What if the storage space is moved to another storage provider. This happens during a migration:
- the current oc10 fileids need to be prefixed with at least the numeric storage id to shard them.
123
becomes instanceprefix$345!123
if we use a custom prefix that identifies an instance (so we can merge multiple instances into one ocis instance) and append the numeric storageid 345
. The pattern is <instanceprefix>$<numericstorageid>!<fileid>
.
Every <instanceprefix>$<numericstorageid>
identifies a space.
- the owncloudsql driver can return these spaceids when listing spaces.
Why does it not work if we just use the fileid of the root node in the db?
Say we have a space with three resources:
<instanceprefix>$<numericstorageid>!<fileid>
instanceprefix$345!1
instanceprefix$345!2
instanceprefix$345!3
All users have moved to ocis and the registry contains a regex to route all instanceprefix.*
references to the storageprovider with the owncloudsql driver. It is up to the driver to locate the correct resource by using the filecache table. In this case the numeric storage id is unnecessary.

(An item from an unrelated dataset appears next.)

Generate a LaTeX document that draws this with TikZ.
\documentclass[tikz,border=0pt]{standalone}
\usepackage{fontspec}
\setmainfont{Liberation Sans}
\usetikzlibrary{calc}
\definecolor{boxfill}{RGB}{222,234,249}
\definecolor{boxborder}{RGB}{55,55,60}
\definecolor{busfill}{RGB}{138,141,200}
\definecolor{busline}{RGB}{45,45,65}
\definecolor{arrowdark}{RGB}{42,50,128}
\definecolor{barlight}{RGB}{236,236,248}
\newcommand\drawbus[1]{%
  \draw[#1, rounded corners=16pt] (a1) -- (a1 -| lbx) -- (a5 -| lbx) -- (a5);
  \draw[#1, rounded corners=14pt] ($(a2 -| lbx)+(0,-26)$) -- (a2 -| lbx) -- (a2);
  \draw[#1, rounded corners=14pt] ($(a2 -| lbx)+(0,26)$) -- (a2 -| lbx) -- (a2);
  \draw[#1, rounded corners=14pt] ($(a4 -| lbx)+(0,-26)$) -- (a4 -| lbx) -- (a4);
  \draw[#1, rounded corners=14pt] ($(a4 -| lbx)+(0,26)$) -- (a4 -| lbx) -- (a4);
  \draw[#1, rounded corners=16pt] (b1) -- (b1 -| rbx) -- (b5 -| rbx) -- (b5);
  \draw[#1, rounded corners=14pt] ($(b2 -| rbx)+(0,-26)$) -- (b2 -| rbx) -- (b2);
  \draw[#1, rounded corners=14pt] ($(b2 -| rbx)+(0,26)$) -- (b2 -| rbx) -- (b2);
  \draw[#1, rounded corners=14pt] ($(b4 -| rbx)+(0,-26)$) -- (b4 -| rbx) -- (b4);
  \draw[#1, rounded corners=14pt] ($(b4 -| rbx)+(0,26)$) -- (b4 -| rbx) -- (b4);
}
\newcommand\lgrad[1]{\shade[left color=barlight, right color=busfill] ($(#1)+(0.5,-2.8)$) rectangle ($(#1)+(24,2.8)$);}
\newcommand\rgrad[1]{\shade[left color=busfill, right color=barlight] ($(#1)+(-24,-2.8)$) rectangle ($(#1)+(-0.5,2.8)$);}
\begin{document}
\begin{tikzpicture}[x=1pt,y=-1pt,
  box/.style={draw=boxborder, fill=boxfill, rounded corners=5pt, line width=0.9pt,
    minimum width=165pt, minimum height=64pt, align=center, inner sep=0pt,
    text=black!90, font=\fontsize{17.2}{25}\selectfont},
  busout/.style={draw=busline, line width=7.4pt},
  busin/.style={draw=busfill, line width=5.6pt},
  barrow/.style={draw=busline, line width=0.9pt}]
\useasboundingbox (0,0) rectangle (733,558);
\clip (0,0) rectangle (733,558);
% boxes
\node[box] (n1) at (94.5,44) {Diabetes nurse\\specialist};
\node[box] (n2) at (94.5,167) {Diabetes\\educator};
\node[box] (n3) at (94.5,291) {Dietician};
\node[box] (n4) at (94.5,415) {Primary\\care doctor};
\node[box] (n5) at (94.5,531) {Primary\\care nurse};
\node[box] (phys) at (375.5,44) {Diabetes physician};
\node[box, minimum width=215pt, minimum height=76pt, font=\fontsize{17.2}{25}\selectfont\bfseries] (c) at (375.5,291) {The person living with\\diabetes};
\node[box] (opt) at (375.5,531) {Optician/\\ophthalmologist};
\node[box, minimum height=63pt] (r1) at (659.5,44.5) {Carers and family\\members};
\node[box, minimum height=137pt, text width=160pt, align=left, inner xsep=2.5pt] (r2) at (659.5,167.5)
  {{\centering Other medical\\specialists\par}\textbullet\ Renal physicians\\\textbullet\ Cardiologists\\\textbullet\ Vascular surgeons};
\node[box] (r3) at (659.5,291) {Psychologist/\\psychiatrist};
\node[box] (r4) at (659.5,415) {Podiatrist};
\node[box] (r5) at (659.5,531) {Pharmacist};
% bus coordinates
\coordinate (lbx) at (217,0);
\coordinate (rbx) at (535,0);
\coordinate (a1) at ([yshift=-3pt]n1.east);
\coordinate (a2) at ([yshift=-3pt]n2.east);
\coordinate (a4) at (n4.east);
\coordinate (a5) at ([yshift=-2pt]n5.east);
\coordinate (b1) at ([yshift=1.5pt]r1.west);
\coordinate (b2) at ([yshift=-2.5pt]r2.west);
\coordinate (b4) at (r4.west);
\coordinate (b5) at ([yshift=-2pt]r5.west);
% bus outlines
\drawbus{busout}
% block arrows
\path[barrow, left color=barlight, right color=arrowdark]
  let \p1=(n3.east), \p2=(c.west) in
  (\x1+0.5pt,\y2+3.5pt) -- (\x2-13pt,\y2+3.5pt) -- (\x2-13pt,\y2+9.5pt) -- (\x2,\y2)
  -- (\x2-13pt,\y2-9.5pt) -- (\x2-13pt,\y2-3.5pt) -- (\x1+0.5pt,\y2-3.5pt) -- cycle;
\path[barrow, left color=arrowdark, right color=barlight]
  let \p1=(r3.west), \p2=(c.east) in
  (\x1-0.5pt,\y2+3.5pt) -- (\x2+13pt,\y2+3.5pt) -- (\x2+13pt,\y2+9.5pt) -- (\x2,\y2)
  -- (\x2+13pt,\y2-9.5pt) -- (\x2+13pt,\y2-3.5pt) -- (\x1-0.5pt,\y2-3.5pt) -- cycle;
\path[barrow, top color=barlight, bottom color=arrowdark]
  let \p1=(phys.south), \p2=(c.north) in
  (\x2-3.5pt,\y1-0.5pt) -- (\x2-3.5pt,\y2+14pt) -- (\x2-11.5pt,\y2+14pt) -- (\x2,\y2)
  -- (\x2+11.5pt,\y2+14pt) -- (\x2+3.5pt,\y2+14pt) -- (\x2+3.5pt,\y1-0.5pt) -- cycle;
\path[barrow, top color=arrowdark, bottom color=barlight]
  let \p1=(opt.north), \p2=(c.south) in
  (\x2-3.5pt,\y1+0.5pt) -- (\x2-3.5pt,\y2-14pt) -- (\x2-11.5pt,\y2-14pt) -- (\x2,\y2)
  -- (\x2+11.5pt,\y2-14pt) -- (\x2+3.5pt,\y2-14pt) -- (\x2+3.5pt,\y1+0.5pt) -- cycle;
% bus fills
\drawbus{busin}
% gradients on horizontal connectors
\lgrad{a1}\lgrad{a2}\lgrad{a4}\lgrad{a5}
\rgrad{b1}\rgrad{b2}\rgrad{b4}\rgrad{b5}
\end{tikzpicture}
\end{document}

Now we migrate the space 345
to another storage driver:
- the storage registry contains a new entry for
instanceprefix$345
to send all resource ids for that space to the new storage provider - the new storage driver has to take into account the full storageid because the nodeid may only be unique per storage space.

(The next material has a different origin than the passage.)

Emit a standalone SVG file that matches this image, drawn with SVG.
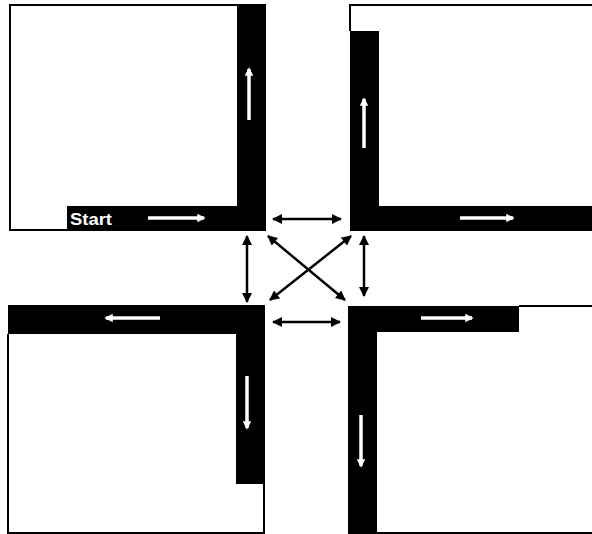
<svg xmlns="http://www.w3.org/2000/svg" width="592" height="534" viewBox="0 0 592 534">
<style>
.frame{fill:none;stroke:#000;stroke-width:2}
.bar{fill:#000}
.warrow{stroke:#fff;stroke-width:3.5;fill:none}
.conn{stroke:#000;stroke-width:2.5;fill:none;marker-start:url(#ah);marker-end:url(#ah)}
.label{font-family:"Liberation Sans",Arial,sans-serif;font-weight:bold;font-size:16px;fill:#fff}
</style>
<defs>
<marker id="ah" viewBox="0 0 10 10" refX="9" refY="5" markerWidth="4.4" markerHeight="4" orient="auto-start-reverse" markerUnits="strokeWidth">
<path d="M0,0 L10,5 L0,10 Z" fill="#000"/>
</marker>
<marker id="wh" viewBox="0 0 10 10" refX="8" refY="5" markerWidth="2.6" markerHeight="2.4" orient="auto" markerUnits="strokeWidth">
<path d="M0,0 L10,5 L0,10 Z" fill="#fff"/>
</marker>
</defs>
<rect width="592" height="534" fill="#fff"/>
<g id="panel-top-left">
<polyline class="frame" points="238,5 10,5 10,230 67,230"/>
<path class="bar" d="M237,4 H266 V231 H67 V206 H237 Z"/>
<text class="label" x="70" y="225" textLength="42" lengthAdjust="spacingAndGlyphs">Start</text>
<line class="warrow" x1="148" y1="218" x2="204" y2="218" marker-end="url(#wh)"/>
<line class="warrow" x1="249" y1="120" x2="249" y2="69" marker-end="url(#wh)"/>
</g>
<g id="panel-top-right">
<polyline class="frame" points="350,31 350,5 592,5"/>
<path class="bar" d="M350,31 H379 V206 H592 V231 H350 Z"/>
<line class="warrow" x1="364" y1="148" x2="364" y2="99" marker-end="url(#wh)"/>
<line class="warrow" x1="460" y1="218" x2="513" y2="218" marker-end="url(#wh)"/>
</g>
<g id="panel-bottom-left">
<polyline class="frame" points="8,334 8,533 264,533 264,484"/>
<path class="bar" d="M8,305 H265 V484 H236 V334 H8 Z"/>
<line class="warrow" x1="160" y1="318" x2="106" y2="318" marker-end="url(#wh)"/>
<line class="warrow" x1="247" y1="376" x2="247" y2="428" marker-end="url(#wh)"/>
</g>
<g id="panel-bottom-right">
<polyline class="frame" points="519,306 592,306"/>
<polyline class="frame" points="377,533 592,533"/>
<path class="bar" d="M348,306 H519 V332 H377 V534 H348 Z"/>
<line class="warrow" x1="421" y1="318" x2="472" y2="318" marker-end="url(#wh)"/>
<line class="warrow" x1="361" y1="415" x2="361" y2="466" marker-end="url(#wh)"/>
</g>
<g id="connectors">
<line class="conn" x1="273" y1="219" x2="341" y2="219"/>
<line class="conn" x1="273" y1="322" x2="340" y2="322"/>
<line class="conn" x1="247" y1="236" x2="247" y2="302"/>
<line class="conn" x1="364" y1="236" x2="364" y2="296"/>
<line class="conn" x1="268" y1="236" x2="345" y2="300"/>
<line class="conn" x1="351" y1="236" x2="270" y2="300"/>
</g>
</svg>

If we now have to fetch the path on the /dav/meta/
endpoint:
/dav/meta/instanceprefix$345!1
/dav/meta/instanceprefix$345!2
/dav/meta/instanceprefix$345!3
This would work because the registry always sees instanceprefix$345
as the storageid.
Now if we use the fileids directly and leave out the numeric storageid:
<instanceprefix>!<fileid>
instanceprefix!1
instanceprefix!2
instanceprefix!3
This is the current <storageid>!<nodeid>
format.
The reva storage registry contains a instanceid
entry pointing to the storage provider with the owncloudsql driver.

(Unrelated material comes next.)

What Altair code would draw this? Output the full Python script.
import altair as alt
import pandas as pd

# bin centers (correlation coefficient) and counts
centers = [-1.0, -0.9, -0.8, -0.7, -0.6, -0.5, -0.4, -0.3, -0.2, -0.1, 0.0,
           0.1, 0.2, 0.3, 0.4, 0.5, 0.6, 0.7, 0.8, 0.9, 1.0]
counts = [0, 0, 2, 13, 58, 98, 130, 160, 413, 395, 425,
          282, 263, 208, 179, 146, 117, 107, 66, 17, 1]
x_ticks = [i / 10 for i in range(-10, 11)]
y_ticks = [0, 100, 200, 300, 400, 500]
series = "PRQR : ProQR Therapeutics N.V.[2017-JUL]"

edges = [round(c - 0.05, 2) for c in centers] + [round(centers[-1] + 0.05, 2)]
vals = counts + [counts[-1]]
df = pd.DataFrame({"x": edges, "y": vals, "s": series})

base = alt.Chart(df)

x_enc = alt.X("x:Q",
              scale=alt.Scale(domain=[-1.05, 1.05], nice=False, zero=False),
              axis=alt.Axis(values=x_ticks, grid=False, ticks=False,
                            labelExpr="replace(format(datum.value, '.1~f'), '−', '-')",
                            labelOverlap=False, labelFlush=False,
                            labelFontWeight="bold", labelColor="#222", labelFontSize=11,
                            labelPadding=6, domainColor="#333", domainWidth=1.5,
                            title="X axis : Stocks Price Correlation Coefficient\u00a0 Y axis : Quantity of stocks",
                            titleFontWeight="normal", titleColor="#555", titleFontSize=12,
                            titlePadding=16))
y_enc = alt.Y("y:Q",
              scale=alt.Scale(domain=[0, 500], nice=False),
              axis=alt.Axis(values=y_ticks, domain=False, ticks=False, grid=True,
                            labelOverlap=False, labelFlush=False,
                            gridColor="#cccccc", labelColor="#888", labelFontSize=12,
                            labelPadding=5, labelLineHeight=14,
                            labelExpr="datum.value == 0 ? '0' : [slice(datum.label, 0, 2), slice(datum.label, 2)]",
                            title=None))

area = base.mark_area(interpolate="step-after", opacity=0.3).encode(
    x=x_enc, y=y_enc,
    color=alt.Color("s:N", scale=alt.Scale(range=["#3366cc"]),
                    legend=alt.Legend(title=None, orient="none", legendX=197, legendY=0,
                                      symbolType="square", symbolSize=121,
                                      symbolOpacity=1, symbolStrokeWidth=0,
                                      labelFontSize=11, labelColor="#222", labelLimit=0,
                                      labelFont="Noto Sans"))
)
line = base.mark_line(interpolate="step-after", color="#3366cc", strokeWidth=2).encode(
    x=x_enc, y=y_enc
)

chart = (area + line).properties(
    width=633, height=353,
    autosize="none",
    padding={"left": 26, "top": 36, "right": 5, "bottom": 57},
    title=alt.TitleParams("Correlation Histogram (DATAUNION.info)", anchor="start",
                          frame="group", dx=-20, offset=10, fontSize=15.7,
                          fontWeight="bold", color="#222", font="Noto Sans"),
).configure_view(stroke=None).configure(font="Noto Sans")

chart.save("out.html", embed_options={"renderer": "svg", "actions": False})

Resources can be looked up because the oc_filecache has a unique fileid over all storages.
Now we again migrate the space 345
to another storage driver:
- the storage registry contains a new entry for
instanceprefix!1
so the storage space root now points to the new storage provider - The registry needs to be aware of node ids to route properly. This is a no-go. We don’t want to keep a cache of all nodeids in the registry. Only the root nodes of spaces.
- The new storage driver only has a nodeid which might collide with other nodeids from other storage spaces, e.g. when two instances are imported into one ocis instance. Although it would be possible to just set up two storage providers extra care would have to be taken to prevent nodeid collisions when importing a space.
If we now have to fetch the path on the /dav/meta/
endpoint:
/dav/meta/instanceprefix!1
would work because it is the root of a space
/dav/meta/instanceprefix!2
would cause the gateway to poll all storage providers because the registry has no way to determine the responsible storage provider
/dav/meta/instanceprefix!3
same
The problem is that without a part in the storageid that allows differentiating storage spaces we cannot route them individually.
Now, we could use the nodeid of the root of a storage space as the spaceid … if it is a uuid. If it is numeric it needs a prefix to distinguish it from other spaces.
<space-root-uuid>!<fileid>
would be easy for the decomposedfs.
eos might use numeric ids: <eosprefix>$<space-root-fileid>!<fileid>
, but it needs a custom prefix to distinguish multiple eos instances.
Furthermore, when migrating spaces between storage providers we want to stay collision free, which is why we should recommend uuids.
All this has implications for the decomposedfs, because it needs to split the nodes per space to prevent them from colliding.